Shoe Goo is a popular shoe repair glue that can be your solution to several different types of shoe problems. As for me, I use it quite often because my shoes typically don’t last that long.
I walk a lot, and I’ve probably gone through a bunch of shoes that were probably fixable, but I’m too lazy to fix them on my own. Since I found that I can use glue for shoes to repair my shoe sole, I instantly regrated all the shoes that I’ve thrown out over the past couple of years.
It doesn’t take me more than six weeks to ruin the sole of my newly purchased running shoe. Most of the time, it’s the adhesive that wears out due to daily walking and running.
The irony is that the sole starts to wear out from the same place regardless of the shoe brand that I’m wearing. This is something that I have to deal with because of how I walk. Each and every time, it’s the same place and in the same fashion.
Except for the sole, the rest of the shoe remains in good condition. So, throwing them out seemed like a waste. That is when I thought to myself, wouldn’t it be better if I fixed my own shoes?
I had two choices.
- Take my worn-out shoes to a cobbler and have a professional fix my shoes.
- Fix them by myself using shoe adhesive.
Obviously, I don’t want to spend 30-40 bucks to fix a damn shoe when I can buy a new one for that price. So, naturally, I went for the second option.
The DIY Approach Of Repairing Shoe Sole
I bought a glue for shoes called the Shoe Goo, which I’ll talk about later on. The reason why I bought a shoe adhesive is that the shoes were perfectly fine. With a bit of adhesive, there was a good chance that I could fix the shoe sole.
And so, I did that. Believe me, it didn’t take too long, and before I knew it, the shoe was good as new. Before that, I would try to wear them in a manner so that I could extend the lifespan of my shoes.
What Is Shoe Goo?
Shoe goo is an adhesive that is more like a rubbery sealant. It comes in a tube and comes out like jelly. Shoe Goo is a general term, and different brands have their own variation of this shoe Goo.
You can use it to repair the base of your running shoe, tennis shoe, flaps, attach rubber soles, and even repair splitting. Shoe goo comes in two colors, clear and black. Additionally, you can also use it as a waterproof sealant.
Does Shoe Goo Work On Soles?
Yes. It works like a charm. If the sole came out, you could easily fix it using shoe goo. On the contrary, if the sole is worn out and you can see a visible hole, it’s better to replace the entire shoe sole.
Also, if you happen to live in a place where you get a fair share of rain, then you will have a tough time walking a lot using rubber shoe soles.
Rubber soles are completely useless in the rain. If you don’t want to walk around with cold toes and wet socks, I would suggest you wear a good pair of waterproof shoes.
How Did I Find About Shoo Goo?
That’s a funny story, actually. Do you know how skateboarders ride their boards? They strike the ground hard, using their shoes to push them forward.

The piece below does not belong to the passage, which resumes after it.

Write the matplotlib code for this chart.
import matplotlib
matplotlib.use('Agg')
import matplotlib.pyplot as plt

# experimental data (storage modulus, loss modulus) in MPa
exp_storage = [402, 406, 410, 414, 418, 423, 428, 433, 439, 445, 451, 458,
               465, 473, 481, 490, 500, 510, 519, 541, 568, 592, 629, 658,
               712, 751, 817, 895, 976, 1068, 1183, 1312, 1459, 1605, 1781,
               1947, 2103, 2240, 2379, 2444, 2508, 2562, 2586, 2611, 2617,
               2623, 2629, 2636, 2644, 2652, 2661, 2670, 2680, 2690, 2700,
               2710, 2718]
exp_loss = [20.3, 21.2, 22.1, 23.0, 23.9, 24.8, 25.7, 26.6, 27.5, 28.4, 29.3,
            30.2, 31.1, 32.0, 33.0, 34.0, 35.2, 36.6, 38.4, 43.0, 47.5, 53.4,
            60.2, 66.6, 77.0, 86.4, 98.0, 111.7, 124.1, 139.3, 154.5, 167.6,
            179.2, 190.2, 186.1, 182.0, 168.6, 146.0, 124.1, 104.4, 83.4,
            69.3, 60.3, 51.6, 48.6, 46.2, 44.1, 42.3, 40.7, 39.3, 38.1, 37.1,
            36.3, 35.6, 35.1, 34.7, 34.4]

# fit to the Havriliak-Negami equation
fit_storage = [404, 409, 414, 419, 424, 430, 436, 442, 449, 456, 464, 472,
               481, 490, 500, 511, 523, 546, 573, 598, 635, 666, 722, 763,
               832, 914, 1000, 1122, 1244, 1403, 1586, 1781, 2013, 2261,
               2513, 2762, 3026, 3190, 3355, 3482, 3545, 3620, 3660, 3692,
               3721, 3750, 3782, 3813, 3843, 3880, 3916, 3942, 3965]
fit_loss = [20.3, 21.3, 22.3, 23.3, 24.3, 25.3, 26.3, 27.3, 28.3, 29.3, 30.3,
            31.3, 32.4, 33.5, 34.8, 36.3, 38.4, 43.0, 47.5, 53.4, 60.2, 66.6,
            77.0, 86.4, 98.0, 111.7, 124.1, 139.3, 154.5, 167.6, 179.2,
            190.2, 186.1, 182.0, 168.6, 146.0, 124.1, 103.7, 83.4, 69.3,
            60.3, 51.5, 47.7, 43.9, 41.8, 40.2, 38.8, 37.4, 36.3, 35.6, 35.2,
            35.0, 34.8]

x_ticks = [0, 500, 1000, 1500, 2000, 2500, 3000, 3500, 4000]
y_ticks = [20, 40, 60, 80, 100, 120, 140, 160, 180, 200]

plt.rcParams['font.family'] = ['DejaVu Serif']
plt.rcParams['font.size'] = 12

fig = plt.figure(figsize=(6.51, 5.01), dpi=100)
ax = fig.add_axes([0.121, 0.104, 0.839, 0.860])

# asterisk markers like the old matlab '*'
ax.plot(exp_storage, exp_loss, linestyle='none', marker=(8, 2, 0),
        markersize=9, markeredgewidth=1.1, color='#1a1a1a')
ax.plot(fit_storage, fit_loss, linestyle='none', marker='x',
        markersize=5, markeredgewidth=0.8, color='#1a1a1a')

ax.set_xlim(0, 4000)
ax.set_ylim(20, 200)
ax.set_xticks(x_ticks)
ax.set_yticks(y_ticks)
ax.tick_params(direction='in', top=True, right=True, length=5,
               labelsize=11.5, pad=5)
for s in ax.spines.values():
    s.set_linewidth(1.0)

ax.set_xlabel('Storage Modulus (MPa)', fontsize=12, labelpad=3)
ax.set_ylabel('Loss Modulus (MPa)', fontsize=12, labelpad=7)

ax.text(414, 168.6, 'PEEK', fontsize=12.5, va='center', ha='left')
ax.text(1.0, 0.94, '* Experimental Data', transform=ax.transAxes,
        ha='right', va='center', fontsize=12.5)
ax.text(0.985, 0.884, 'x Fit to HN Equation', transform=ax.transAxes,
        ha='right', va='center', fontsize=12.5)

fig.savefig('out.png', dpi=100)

This means, compared to an average runner like me, skateboarders go through shoes much faster.
Skaters don’t change shoes that often because they repair their shoes using shoe glues. A product that is mostly used by them is called Shoe Goo, and that’s where I initially found out about this item. They use this adhesive to repair their footwear and save money.
How To Use Shoe Goo To Repair Soles?
In addition to a shoe adhesive, you will need a few other items such as a toothpick, an ice cube, a nail filer, sandpaper, and a rag. Before you start applying, make sure to read the safety warnings on the tube of the shoo goo adhesive.

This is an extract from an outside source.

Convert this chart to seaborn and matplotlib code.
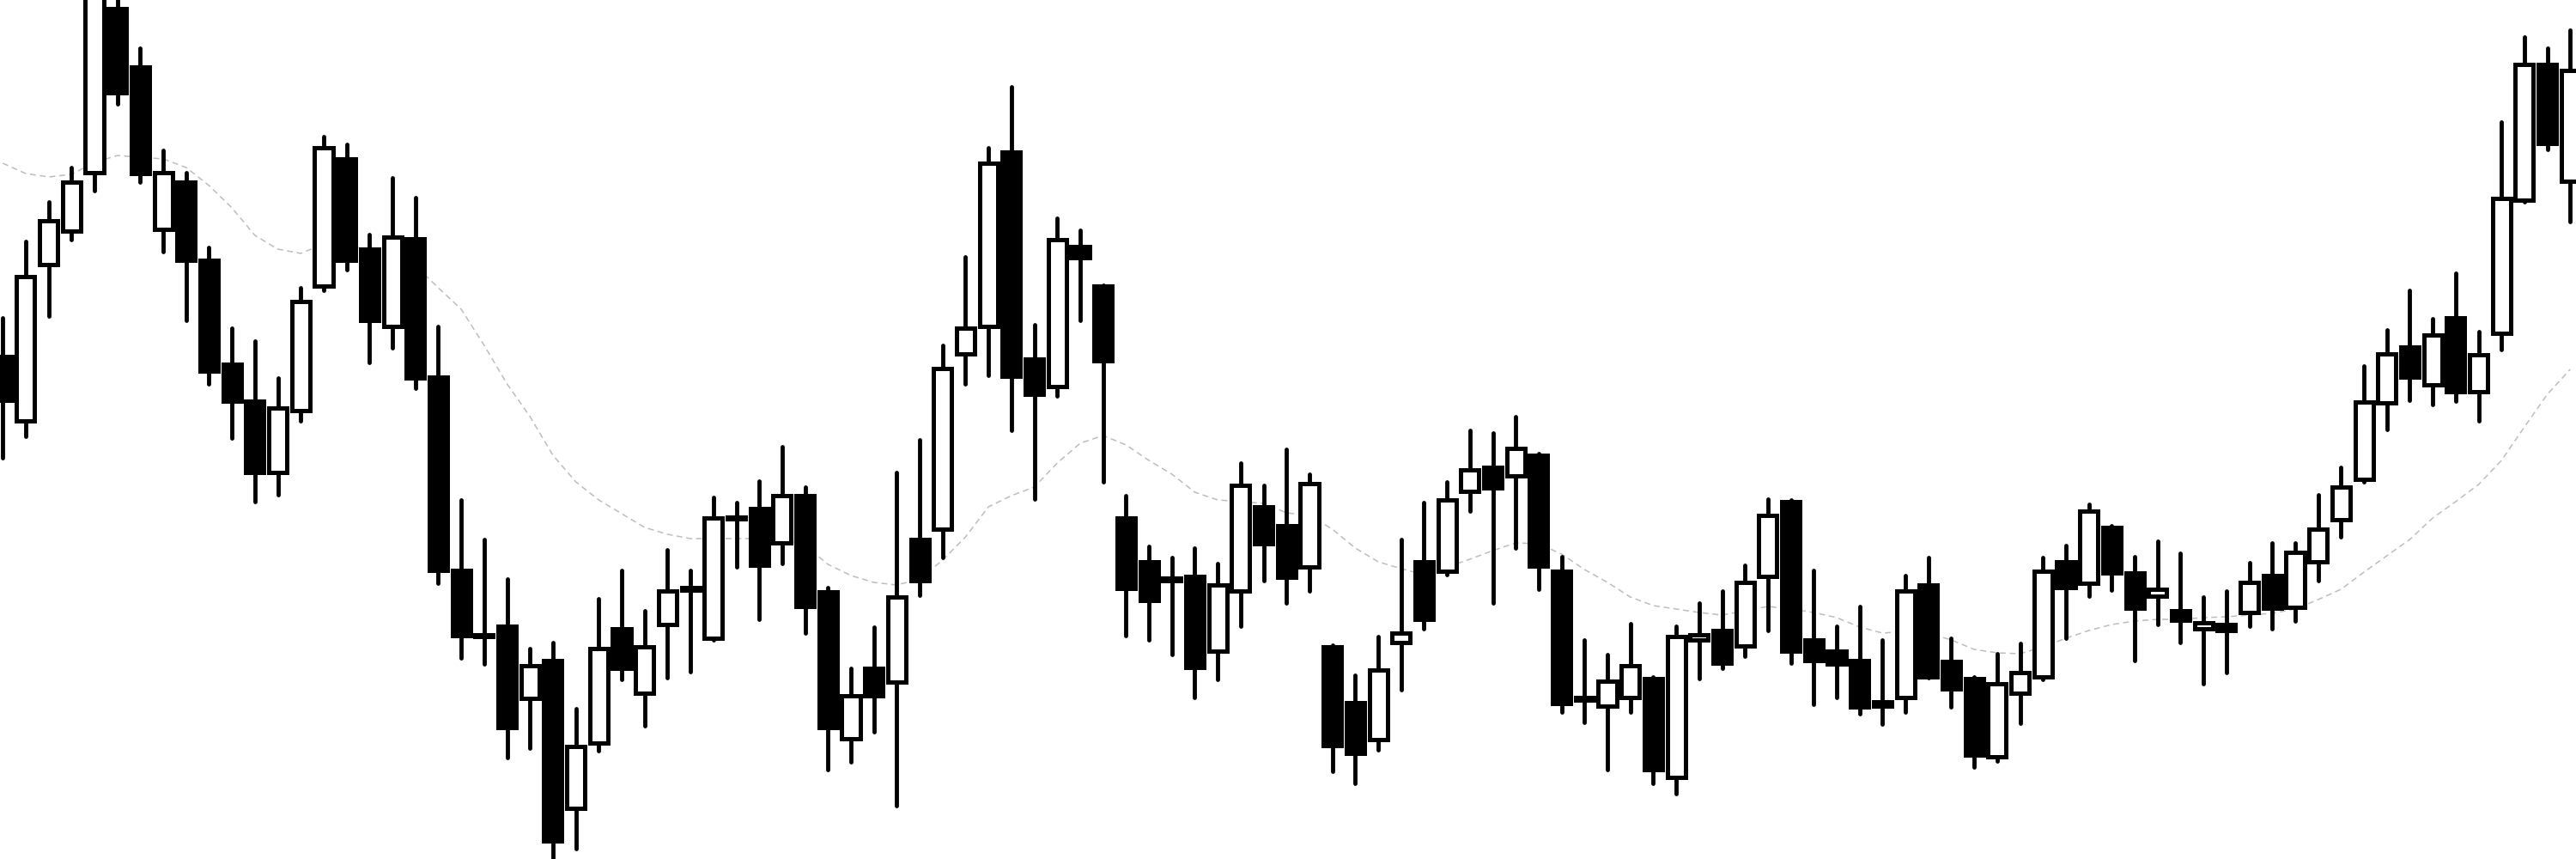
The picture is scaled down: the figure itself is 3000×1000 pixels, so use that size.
import numpy as np
import matplotlib
matplotlib.use("Agg")
import matplotlib.pyplot as plt
import seaborn as sns

# OHLC values (price units, 0-100 visible range)
opens = [58.5, 51.0, 69.2, 73.1, 79.9, 99.0, 92.2, 73.3, 78.8, 69.7,
         57.6, 53.3, 45.0, 52.2, 66.7, 81.5, 71.0, 62.0, 72.2, 56.1,
         33.6, 26.0, 27.1, 18.7, 23.1, 5.9, 13.5, 26.8, 19.3, 27.3,
         31.6, 25.7, 39.8, 40.8, 36.8, 42.3, 31.1, 14.0, 22.2, 20.6,
         37.2, 38.4, 58.8, 62.0, 82.3, 58.2, 55.0, 71.3, 66.7, 39.7,
         34.6, 32.7, 32.9, 24.2, 31.2, 41.0, 38.8, 34.0, 24.7, 18.2,
         13.9, 25.2, 34.6, 33.5, 42.8, 45.6, 44.6, 47.0, 33.5, 18.8,
         17.8, 18.8, 21.0, 9.5, 25.5, 26.6, 24.8, 32.9, 41.6, 25.5,
         24.2, 23.1, 17.8, 18.8, 31.9, 23.0, 21.0, 11.9, 19.3, 21.2,
         34.6, 32.1, 38.6, 33.3, 30.6, 28.9, 26.8, 27.3, 28.7, 33.0,
         29.3, 34.6, 39.5, 44.2, 53.1, 59.6, 55.2, 63.0, 54.4, 61.2,
         76.7, 92.5, 78.9]
highs = [63.0, 71.9, 76.5, 80.5, 103.0, 101.0, 94.4, 82.5, 79.9, 71.2,
         61.8, 60.3, 56.0, 66.5, 84.1, 83.2, 72.7, 79.3, 77.0, 62.0,
         41.8, 37.2, 32.6, 24.5, 25.2, 17.5, 30.3, 33.6, 28.9, 36.0,
         33.6, 42.1, 41.5, 44.0, 48.0, 43.3, 31.6, 22.2, 27.0, 45.0,
         48.8, 59.8, 70.1, 82.8, 89.9, 62.2, 74.6, 73.2, 66.8, 42.3,
         36.4, 35.1, 36.2, 34.4, 46.1, 43.5, 47.7, 44.8, 24.9, 21.4,
         25.9, 37.2, 41.5, 43.9, 49.9, 49.6, 51.5, 47.2, 35.2, 25.5,
         23.8, 27.4, 21.2, 27.1, 29.8, 31.2, 34.2, 41.9, 41.8, 33.6,
         27.1, 29.4, 25.5, 33.0, 35.1, 25.7, 21.2, 23.9, 25.1, 35.1,
         36.5, 41.3, 38.8, 35.2, 37.0, 35.6, 30.5, 31.2, 34.5, 36.8,
         36.8, 42.4, 45.6, 57.4, 61.6, 66.2, 62.9, 68.2, 61.4, 85.8,
         95.7, 94.4, 96.5]
lows = [46.7, 49.2, 63.2, 72.1, 77.8, 87.9, 78.8, 70.7, 62.7, 55.3,
        49.0, 41.6, 42.4, 51.0, 66.2, 68.6, 57.8, 59.5, 54.8, 32.1,
        23.4, 22.7, 11.8, 12.9, -1.0, 1.2, 12.6, 20.9, 15.5, 21.1,
        21.8, 25.5, 34.0, 27.9, 34.4, 26.3, 10.4, 11.3, 14.8, 6.2,
        30.7, 35.1, 55.3, 56.3, 49.9, 41.9, 53.9, 62.7, 43.9, 26.0,
        25.5, 23.8, 18.8, 20.9, 27.1, 32.4, 29.8, 31.2, 10.2, 8.8,
        12.7, 19.7, 26.8, 33.1, 40.5, 29.8, 36.2, 31.4, 17.1, 15.9,
        10.4, 17.1, 8.8, 7.6, 21.0, 22.2, 23.6, 26.6, 22.8, 18.0,
        18.8, 16.9, 15.7, 17.1, 21.1, 17.7, 10.7, 11.4, 15.8, 20.9,
        25.7, 30.6, 31.3, 23.1, 27.3, 25.2, 20.4, 21.7, 27.1, 26.8,
        27.7, 32.4, 37.5, 43.9, 50.0, 53.4, 52.9, 53.3, 51.0, 59.3,
        76.5, 82.6, 74.2]
closes = [53.4, 67.8, 74.3, 78.8, 101.0, 89.2, 79.8, 79.9, 69.7, 56.8,
          53.3, 45.0, 52.5, 64.9, 82.8, 69.7, 62.7, 72.4, 56.0, 33.6,
          26.0, 25.9, 15.3, 22.5, 2.1, 13.1, 24.5, 22.2, 24.7, 31.2,
          31.3, 39.7, 39.6, 34.2, 42.3, 29.4, 15.3, 19.0, 19.0, 30.5,
          32.4, 57.1, 61.8, 81.0, 56.2, 54.1, 72.1, 70.0, 58.0, 31.5,
          30.1, 32.4, 22.3, 31.9, 43.5, 36.7, 32.8, 43.7, 13.2, 12.3,
          22.0, 26.3, 27.9, 41.8, 45.3, 43.2, 47.8, 34.1, 18.1, 18.5,
          20.7, 22.5, 10.4, 25.9, 26.1, 22.8, 32.2, 40.0, 24.2, 23.1,
          22.7, 17.7, 18.3, 31.2, 21.2, 19.8, 12.1, 20.4, 21.7, 33.5,
          31.6, 40.5, 33.3, 29.2, 31.4, 27.8, 27.5, 26.6, 32.2, 29.2,
          35.7, 38.4, 43.3, 53.2, 58.8, 56.1, 61.0, 54.4, 58.7, 76.9,
          92.5, 83.3, 91.8]
# moving average line as drawn on the reference
ma = [81.0, 79.8, 79.4, 79.7, 81.1, 81.9, 81.7, 81.5, 80.5, 78.4,
      75.8, 72.6, 71.0, 70.5, 71.6, 71.4, 71.0, 70.7, 69.1, 66.5,
      64.0, 59.8, 55.3, 51.5, 47.0, 43.9, 41.8, 40.2, 38.6, 37.8,
      37.3, 37.3, 37.3, 37.3, 37.3, 36.5, 34.3, 33.0, 32.2, 31.9,
      32.6, 34.8, 37.5, 41.0, 42.3, 43.3, 46.1, 48.4, 49.3, 48.2,
      46.4, 44.8, 42.7, 41.8, 41.6, 41.4, 40.3, 40.0, 38.4, 36.2,
      34.6, 33.8, 33.1, 34.0, 34.9, 35.9, 36.8, 36.7, 35.5, 33.7,
      32.2, 30.5, 29.5, 29.1, 28.7, 28.4, 28.9, 29.4, 29.1, 28.7,
      28.1, 27.0, 26.3, 26.5, 26.3, 25.5, 24.4, 24.0, 23.9, 24.7,
      25.7, 26.6, 27.3, 27.7, 27.9, 27.9, 28.1, 28.2, 28.4, 28.6,
      29.1, 30.2, 31.4, 33.4, 35.3, 37.2, 39.7, 41.6, 43.6, 46.4,
      50.3, 54.1, 57.0]

o = np.array(opens)
c = np.array(closes)
x = np.arange(len(o))
up = c >= o

sns.set_style("white")
fig = plt.figure(figsize=(30, 10), dpi=100)
ax = fig.add_axes([0, 0, 1, 1])

sns.lineplot(x=x, y=ma, ax=ax, color="#bdbdbd", linewidth=1.1, zorder=1)
ax.lines[-1].set_dashes([4.5, 3])

wicks = ax.vlines(x, lows, highs, colors="black", linewidth=3.5, zorder=2)
wicks.set_capstyle("round")

bottoms = np.minimum(o, c)
heights = np.maximum(np.abs(c - o), 0.25)
ax.bar(x, heights, bottom=bottoms, width=0.79,
       color=np.where(up, "white", "black"), edgecolor="black",
       linewidth=3.6, zorder=3)

ax.set_xlim(-0.12, 112.25)
ax.set_ylim(0, 100)
ax.axis("off")

fig.savefig("out.png", dpi=100, facecolor="white")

As for the steps, it’s fairly simple. The place where you intend to apply shoe goo, you will need to rough up that place first using a nail filer or sandpaper. This is done in order to make the glue stick better.
After that, squeeze a bit of glue and apply it to the worn-down area. How much glue you should put depends on the size of the surface area. You need to apply the glue in a line and then spread it using a toothpick.
Additionally, you can also use an ice cube to spread the adhesive evenly. I prefer to use ice cubes because it’s much safer, and the glue won’t stick to anything. In places where you need more precision, you can use a toothpick.
It takes time to get the hang of it, but after a while, you will be able to easily apply glue to your shoe without creating too much mess.
As for the result, it won’t be that pretty, but you have just extended the lifespan of your shoes at home, and it didn’t cost you anything at all. If you want to build up the sole, try applying several coats of adhesive.
Shoe Goo comes in a 3-oz tube, and it’s enough to rebuild a dozen of tennis shoes and boots. If you don’t like to use Shoe Goo, you can use other glue like Gorilla glue for shoes that will give you equal results. Just make sure to follow the steps properly.
And that’s all there is to it. Hopefully, now you know how to use shoe goo to repair shoe soles and rebuild your shoes and save money in the process.